Эта уловка, развитая млекопитающими, содержит важное сообщение. Вопрос о количестве информации, которая передается из поколений в поколения в чертеже ДНК, часто поднимается в учебниках и сложных руководствах по исследованиям. Но, задаваясь им, мы не улавливаем сути. То, как гены и белки используются в том или ином организме, гораздо важнее и интереснее, чем то, сколько их там содержится. ДНК двоякодышащих рыб, некоторых саламандр и даже амеб более чем в пятьдесят раз длиннее, чем ДНК млекопитающих. Означает ли это, что они сложнее нас?
Вовсе нет.
Такие уловки, как HSP90, и стратегии вроде теплокровности и внутриутробного развития плода говорят о том, что подсчет количества «информации», содержащейся в ДНК, попросту неуместен. Здесь нужно смотреть не на ее размер, а на значение. Оно зависит от контекста и от содержания: нельзя регулировать температуру матки, если это не предусмотрено контекстом.

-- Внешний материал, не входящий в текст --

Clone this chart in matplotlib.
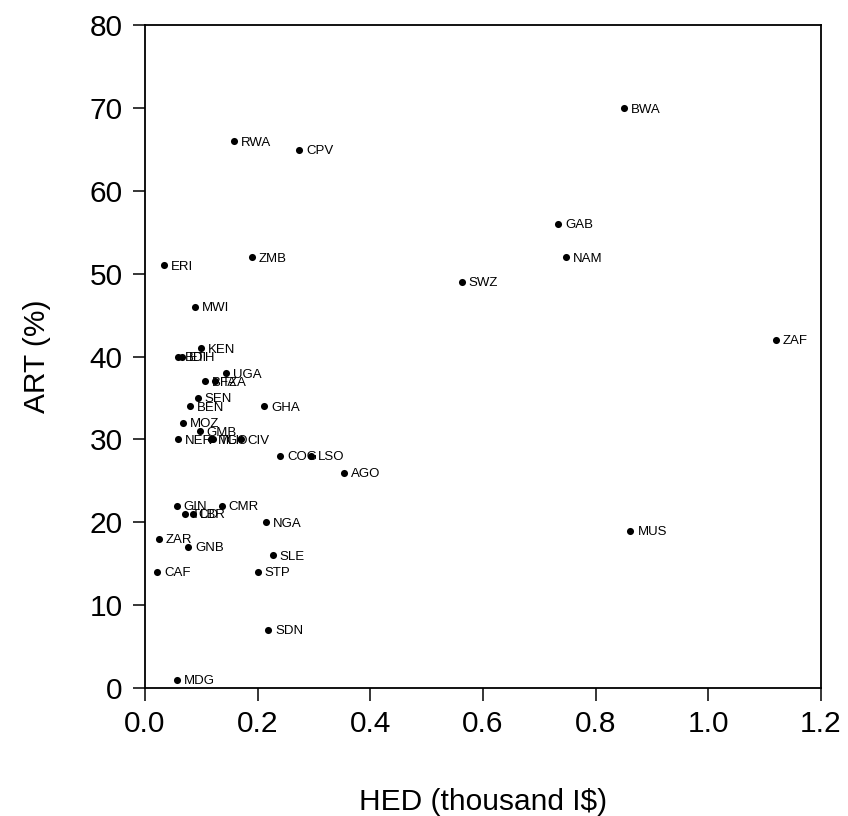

Для наивного взгляда на «мутации», сочетающегося с модными трактовками функций ДНК с точки зрения «информационной теории», часто бывает характерно неведение в биологии и других научных областях. Мы приведем в пример радиационную биологию и простую экологию с позиции «активистов охраны окружающей среды». Эти добровольцы обнаружили пятиногих лягушек и прочих «чудовищ». Случилось это с подветренной стороны от Чернобыля спустя несколько лет после ядерной катастрофы, но уровень радиации все равно был достаточно высоким. Они утверждали, что эти чудовища – мутанты, появившиеся в результате радиации. Однако другие работники нашли таких же предположительных мутантов с наветренной стороны от реактора.
Как выяснилось, истинное объяснение не имело к лягушкам-мутантам никакого отношения. Дело было в отсутствии обычных хищников – сов, ястребов и змей, которые покинули те места с появлением людей. У чернобыльских головастиков Rana palustris[68] уже не встречалось таких патологий, как у других особей, обитавших в водоемах в десятках километров оттуда, на территории, не подвергавшейся радиации, – при этом выжить удалось высокому проценту и тех и других. Головастикам британских Rana temporaria[69] едва удается превратиться во взрослых особей хотя бы в 10 % – даже тем, что развиваются в лабораторных условиях; однако они не отращивают лишние конечности, как palustris. Разумеется, самка лягушки за свою жизнь обычно производит около 10 000 икринок, из которых в результате тщательнейшего отбора, как правило, вырастают две особи, продолжающие род. Но при всех этих смертях сторонники охраны окружающей среды не задумываются обо всей этой репродуктивной арифметике.